───── Raw data

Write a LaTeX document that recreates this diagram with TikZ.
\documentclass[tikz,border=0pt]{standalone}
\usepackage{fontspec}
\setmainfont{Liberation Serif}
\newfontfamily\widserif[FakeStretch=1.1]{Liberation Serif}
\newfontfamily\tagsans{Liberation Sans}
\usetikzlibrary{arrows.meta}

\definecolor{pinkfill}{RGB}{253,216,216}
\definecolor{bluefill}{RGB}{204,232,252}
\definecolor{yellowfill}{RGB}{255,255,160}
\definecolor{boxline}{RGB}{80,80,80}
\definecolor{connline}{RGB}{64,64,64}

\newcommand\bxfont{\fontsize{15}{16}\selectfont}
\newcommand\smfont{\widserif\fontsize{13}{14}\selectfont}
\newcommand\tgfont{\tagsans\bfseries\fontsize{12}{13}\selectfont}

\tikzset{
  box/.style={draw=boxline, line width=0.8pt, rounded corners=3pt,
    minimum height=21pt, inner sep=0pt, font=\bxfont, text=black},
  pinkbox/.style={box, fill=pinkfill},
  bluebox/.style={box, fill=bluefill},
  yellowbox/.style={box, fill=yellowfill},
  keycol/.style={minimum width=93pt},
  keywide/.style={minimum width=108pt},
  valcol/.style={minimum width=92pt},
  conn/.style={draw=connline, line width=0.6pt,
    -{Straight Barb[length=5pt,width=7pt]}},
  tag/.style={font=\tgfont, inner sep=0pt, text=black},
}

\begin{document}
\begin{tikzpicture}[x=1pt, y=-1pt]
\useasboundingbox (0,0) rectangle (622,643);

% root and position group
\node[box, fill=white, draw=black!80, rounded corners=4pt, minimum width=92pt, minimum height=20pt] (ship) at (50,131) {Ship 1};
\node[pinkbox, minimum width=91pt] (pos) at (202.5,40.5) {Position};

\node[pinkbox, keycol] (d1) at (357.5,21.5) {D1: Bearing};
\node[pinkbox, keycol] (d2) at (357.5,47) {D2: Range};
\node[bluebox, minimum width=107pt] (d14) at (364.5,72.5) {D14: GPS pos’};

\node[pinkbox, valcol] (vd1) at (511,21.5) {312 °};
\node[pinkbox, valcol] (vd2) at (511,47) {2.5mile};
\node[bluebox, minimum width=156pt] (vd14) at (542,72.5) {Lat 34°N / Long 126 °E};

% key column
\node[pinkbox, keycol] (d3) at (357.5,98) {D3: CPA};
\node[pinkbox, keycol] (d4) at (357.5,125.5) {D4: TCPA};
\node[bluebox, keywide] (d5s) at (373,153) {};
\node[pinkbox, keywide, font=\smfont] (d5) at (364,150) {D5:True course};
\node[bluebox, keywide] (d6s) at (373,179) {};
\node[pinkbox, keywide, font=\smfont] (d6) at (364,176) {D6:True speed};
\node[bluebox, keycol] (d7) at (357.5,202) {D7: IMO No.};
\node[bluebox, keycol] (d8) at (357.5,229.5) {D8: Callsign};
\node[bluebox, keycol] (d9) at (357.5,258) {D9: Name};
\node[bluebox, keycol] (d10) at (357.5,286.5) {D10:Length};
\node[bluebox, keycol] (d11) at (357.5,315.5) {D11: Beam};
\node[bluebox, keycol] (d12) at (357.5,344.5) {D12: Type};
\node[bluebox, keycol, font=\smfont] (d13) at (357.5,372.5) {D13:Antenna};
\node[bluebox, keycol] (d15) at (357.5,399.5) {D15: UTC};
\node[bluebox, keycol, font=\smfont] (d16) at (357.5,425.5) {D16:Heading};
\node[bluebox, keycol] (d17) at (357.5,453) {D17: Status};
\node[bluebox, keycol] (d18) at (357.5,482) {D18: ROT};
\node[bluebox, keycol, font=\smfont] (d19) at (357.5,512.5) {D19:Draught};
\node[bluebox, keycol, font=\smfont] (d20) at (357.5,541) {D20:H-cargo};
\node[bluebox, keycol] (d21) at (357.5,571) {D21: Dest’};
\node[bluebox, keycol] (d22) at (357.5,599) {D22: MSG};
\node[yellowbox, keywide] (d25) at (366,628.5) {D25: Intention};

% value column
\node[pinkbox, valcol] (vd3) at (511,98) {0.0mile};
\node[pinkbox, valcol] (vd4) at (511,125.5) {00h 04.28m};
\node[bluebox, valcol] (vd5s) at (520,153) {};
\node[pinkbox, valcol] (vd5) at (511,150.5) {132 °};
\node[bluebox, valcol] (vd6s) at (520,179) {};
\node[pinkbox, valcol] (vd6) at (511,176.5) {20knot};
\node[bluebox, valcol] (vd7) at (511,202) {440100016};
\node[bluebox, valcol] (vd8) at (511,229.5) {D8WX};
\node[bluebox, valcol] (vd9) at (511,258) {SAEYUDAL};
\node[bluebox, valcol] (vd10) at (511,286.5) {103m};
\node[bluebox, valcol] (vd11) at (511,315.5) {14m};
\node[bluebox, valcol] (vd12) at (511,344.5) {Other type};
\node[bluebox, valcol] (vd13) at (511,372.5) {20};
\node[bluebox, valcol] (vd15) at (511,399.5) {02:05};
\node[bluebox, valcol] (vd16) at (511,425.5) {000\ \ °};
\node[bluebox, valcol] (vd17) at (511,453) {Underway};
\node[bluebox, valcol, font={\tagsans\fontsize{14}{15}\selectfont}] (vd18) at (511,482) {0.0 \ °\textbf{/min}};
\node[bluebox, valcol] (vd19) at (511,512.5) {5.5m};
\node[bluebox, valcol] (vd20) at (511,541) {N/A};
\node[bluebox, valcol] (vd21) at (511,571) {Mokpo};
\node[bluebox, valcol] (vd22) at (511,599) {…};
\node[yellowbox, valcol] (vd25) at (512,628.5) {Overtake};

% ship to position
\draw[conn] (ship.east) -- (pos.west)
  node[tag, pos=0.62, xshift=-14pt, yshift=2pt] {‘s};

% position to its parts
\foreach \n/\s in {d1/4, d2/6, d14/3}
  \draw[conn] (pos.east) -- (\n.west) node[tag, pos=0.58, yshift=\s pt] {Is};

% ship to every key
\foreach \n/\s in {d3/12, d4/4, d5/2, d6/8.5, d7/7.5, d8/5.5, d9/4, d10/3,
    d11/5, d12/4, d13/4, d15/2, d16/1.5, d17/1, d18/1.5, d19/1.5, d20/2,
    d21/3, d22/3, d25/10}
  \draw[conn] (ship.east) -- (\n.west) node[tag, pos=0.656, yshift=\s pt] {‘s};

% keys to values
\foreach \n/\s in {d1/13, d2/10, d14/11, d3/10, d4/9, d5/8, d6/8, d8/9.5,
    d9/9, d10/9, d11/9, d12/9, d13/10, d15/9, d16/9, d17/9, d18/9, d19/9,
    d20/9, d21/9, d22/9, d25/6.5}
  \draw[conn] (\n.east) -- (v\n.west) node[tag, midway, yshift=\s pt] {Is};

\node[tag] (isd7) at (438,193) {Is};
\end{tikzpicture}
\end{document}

──────────

Transcribe the whole listing exactly.

Final answer »
Write a LaTeX document that recreates this diagram with TikZ.
\documentclass[tikz,border=0pt]{standalone}
\usepackage{fontspec}
\setmainfont{Liberation Serif}
\newfontfamily\widserif[FakeStretch=1.1]{Liberation Serif}
\newfontfamily\tagsans{Liberation Sans}
\usetikzlibrary{arrows.meta}

\definecolor{pinkfill}{RGB}{253,216,216}
\definecolor{bluefill}{RGB}{204,232,252}
\definecolor{yellowfill}{RGB}{255,255,160}
\definecolor{boxline}{RGB}{80,80,80}
\definecolor{connline}{RGB}{64,64,64}

\newcommand\bxfont{\fontsize{15}{16}\selectfont}
\newcommand\smfont{\widserif\fontsize{13}{14}\selectfont}
\newcommand\tgfont{\tagsans\bfseries\fontsize{12}{13}\selectfont}

\tikzset{
  box/.style={draw=boxline, line width=0.8pt, rounded corners=3pt,
    minimum height=21pt, inner sep=0pt, font=\bxfont, text=black},
  pinkbox/.style={box, fill=pinkfill},
  bluebox/.style={box, fill=bluefill},
  yellowbox/.style={box, fill=yellowfill},
  keycol/.style={minimum width=93pt},
  keywide/.style={minimum width=108pt},
  valcol/.style={minimum width=92pt},
  conn/.style={draw=connline, line width=0.6pt,
    -{Straight Barb[length=5pt,width=7pt]}},
  tag/.style={font=\tgfont, inner sep=0pt, text=black},
}

\begin{document}
\begin{tikzpicture}[x=1pt, y=-1pt]
\useasboundingbox (0,0) rectangle (622,643);

% root and position group
\node[box, fill=white, draw=black!80, rounded corners=4pt, minimum width=92pt, minimum height=20pt] (ship) at (50,131) {Ship 1};
\node[pinkbox, minimum width=91pt] (pos) at (202.5,40.5) {Position};

\node[pinkbox, keycol] (d1) at (357.5,21.5) {D1: Bearing};
\node[pinkbox, keycol] (d2) at (357.5,47) {D2: Range};
\node[bluebox, minimum width=107pt] (d14) at (364.5,72.5) {D14: GPS pos’};

\node[pinkbox, valcol] (vd1) at (511,21.5) {312 °};
\node[pinkbox, valcol] (vd2) at (511,47) {2.5mile};
\node[bluebox, minimum width=156pt] (vd14) at (542,72.5) {Lat 34°N / Long 126 °E};

% key column
\node[pinkbox, keycol] (d3) at (357.5,98) {D3: CPA};
\node[pinkbox, keycol] (d4) at (357.5,125.5) {D4: TCPA};
\node[bluebox, keywide] (d5s) at (373,153) {};
\node[pinkbox, keywide, font=\smfont] (d5) at (364,150) {D5:True course};
\node[bluebox, keywide] (d6s) at (373,179) {};
\node[pinkbox, keywide, font=\smfont] (d6) at (364,176) {D6:True speed};
\node[bluebox, keycol] (d7) at (357.5,202) {D7: IMO No.};
\node[bluebox, keycol] (d8) at (357.5,229.5) {D8: Callsign};
\node[bluebox, keycol] (d9) at (357.5,258) {D9: Name};
\node[bluebox, keycol] (d10) at (357.5,286.5) {D10:Length};
\node[bluebox, keycol] (d11) at (357.5,315.5) {D11: Beam};
\node[bluebox, keycol] (d12) at (357.5,344.5) {D12: Type};
\node[bluebox, keycol, font=\smfont] (d13) at (357.5,372.5) {D13:Antenna};
\node[bluebox, keycol] (d15) at (357.5,399.5) {D15: UTC};
\node[bluebox, keycol, font=\smfont] (d16) at (357.5,425.5) {D16:Heading};
\node[bluebox, keycol] (d17) at (357.5,453) {D17: Status};
\node[bluebox, keycol] (d18) at (357.5,482) {D18: ROT};
\node[bluebox, keycol, font=\smfont] (d19) at (357.5,512.5) {D19:Draught};
\node[bluebox, keycol, font=\smfont] (d20) at (357.5,541) {D20:H-cargo};
\node[bluebox, keycol] (d21) at (357.5,571) {D21: Dest’};
\node[bluebox, keycol] (d22) at (357.5,599) {D22: MSG};
\node[yellowbox, keywide] (d25) at (366,628.5) {D25: Intention};

% value column
\node[pinkbox, valcol] (vd3) at (511,98) {0.0mile};
\node[pinkbox, valcol] (vd4) at (511,125.5) {00h 04.28m};
\node[bluebox, valcol] (vd5s) at (520,153) {};
\node[pinkbox, valcol] (vd5) at (511,150.5) {132 °};
\node[bluebox, valcol] (vd6s) at (520,179) {};
\node[pinkbox, valcol] (vd6) at (511,176.5) {20knot};
\node[bluebox, valcol] (vd7) at (511,202) {440100016};
\node[bluebox, valcol] (vd8) at (511,229.5) {D8WX};
\node[bluebox, valcol] (vd9) at (511,258) {SAEYUDAL};
\node[bluebox, valcol] (vd10) at (511,286.5) {103m};
\node[bluebox, valcol] (vd11) at (511,315.5) {14m};
\node[bluebox, valcol] (vd12) at (511,344.5) {Other type};
\node[bluebox, valcol] (vd13) at (511,372.5) {20};
\node[bluebox, valcol] (vd15) at (511,399.5) {02:05};
\node[bluebox, valcol] (vd16) at (511,425.5) {000\ \ °};
\node[bluebox, valcol] (vd17) at (511,453) {Underway};
\node[bluebox, valcol, font={\tagsans\fontsize{14}{15}\selectfont}] (vd18) at (511,482) {0.0 \ °\textbf{/min}};
\node[bluebox, valcol] (vd19) at (511,512.5) {5.5m};
\node[bluebox, valcol] (vd20) at (511,541) {N/A};
\node[bluebox, valcol] (vd21) at (511,571) {Mokpo};
\node[bluebox, valcol] (vd22) at (511,599) {…};
\node[yellowbox, valcol] (vd25) at (512,628.5) {Overtake};

% ship to position
\draw[conn] (ship.east) -- (pos.west)
  node[tag, pos=0.62, xshift=-14pt, yshift=2pt] {‘s};

% position to its parts
\foreach \n/\s in {d1/4, d2/6, d14/3}
  \draw[conn] (pos.east) -- (\n.west) node[tag, pos=0.58, yshift=\s pt] {Is};

% ship to every key
\foreach \n/\s in {d3/12, d4/4, d5/2, d6/8.5, d7/7.5, d8/5.5, d9/4, d10/3,
    d11/5, d12/4, d13/4, d15/2, d16/1.5, d17/1, d18/1.5, d19/1.5, d20/2,
    d21/3, d22/3, d25/10}
  \draw[conn] (ship.east) -- (\n.west) node[tag, pos=0.656, yshift=\s pt] {‘s};

% keys to values
\foreach \n/\s in {d1/13, d2/10, d14/11, d3/10, d4/9, d5/8, d6/8, d8/9.5,
    d9/9, d10/9, d11/9, d12/9, d13/10, d15/9, d16/9, d17/9, d18/9, d19/9,
    d20/9, d21/9, d22/9, d25/6.5}
  \draw[conn] (\n.east) -- (v\n.west) node[tag, midway, yshift=\s pt] {Is};

\node[tag] (isd7) at (438,193) {Is};
\end{tikzpicture}
\end{document}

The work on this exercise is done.